Confusion, however, arises from the wording of Section 522(c)(2). It allows for the preservation of liens which are not voided or avoided under various sections of the Code on exempt property. As explained in the legislative history, this was added to insure that the discharge "will not prevent the enforcement of valid liens". H.R. Rep. No. 95-595, supra at 361, U.S. Code Cong. Admin. News 1978, p. 6317; Sen. Rep. No. 95-989, supra at 76, U.S. Code Cong. Admin. News 1978, p. 5862. It would be illogical to construe a separate avoiding power resulting from the negative implication of the language used in subsection 522(c)(2). What purpose would be served by allowing the trustee broader avoiding powers than the debtor and allowing those powers to be used for the benefit of the general creditors if, when those powers were used, the debtor could step in and claim an exemption? In fact, under 11 U.S.C. § 1551, liens avoided by the trustee under the sections mentioned in Section 522(c) are automatically preserved for the benefit of the estate. Legislative history makes it apparent that this section was meant to prevent other claimants to the property, in specific junior lienors, but equally applicable to the debtor, from "improving their position at the expense of the estate when a senior lien is avoided". H.R. Rep. No. 95-595, supra at 376, U.S. Code Cong. Admin. News 1978, p. 6332; Sen. Rep. No. 95-989, supra at 91, U.S. Code Cong. Admin. News 1978, p. 5877.
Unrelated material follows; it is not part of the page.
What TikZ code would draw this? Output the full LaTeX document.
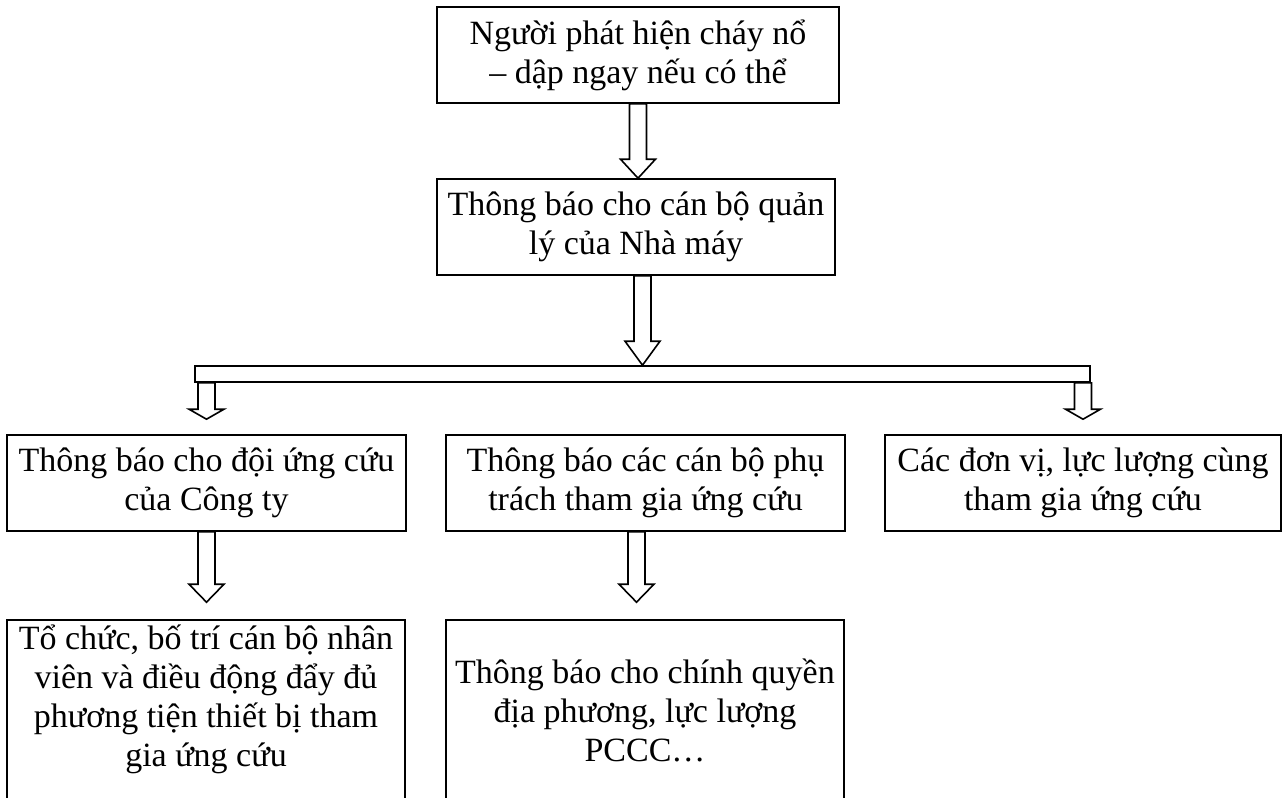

Adequate relief has already been given to the debtor under other provisions of Section 522 to be freed from involuntary and other coercive liens on his property. As stated in Colliers, the policy is continued under the new Code that "the debtor should not profit at the creditors' expense from the trustee's efforts in undoing the debtor's own acts." 3 Colliers on Bankruptcy § 522.08, at 522-32 (15th ed. 1979). Thus, only those exceptions to this general policy as carefully laid out in subsection (f), (g), and (h) of 522 are allowed to the debtor and not a general dismemberment of previous policy in subsection (c). Although section 522(g) gives the debtor some power to claim the benefit of the trustee's avoiding powers, in all cases the debtor is also given those avoiding powers himself. See 11 U.S.C. § 522(f) and 522(h). To construe subsection (c) providing a separate exemption power, then, would be inconsistent with the rest of Section 522 as well as with Section 551.
A review of the debtor's rights under Section 522 reveals no applicable avoiding power available to the Lanctots. Neither does the law allow the debtors to benefit from the trustee's broader avoiding powers in this situation. Accordingly,
IT IS ORDERED that the debtors' motion to stay this adversary proceeding be, and it is, denied.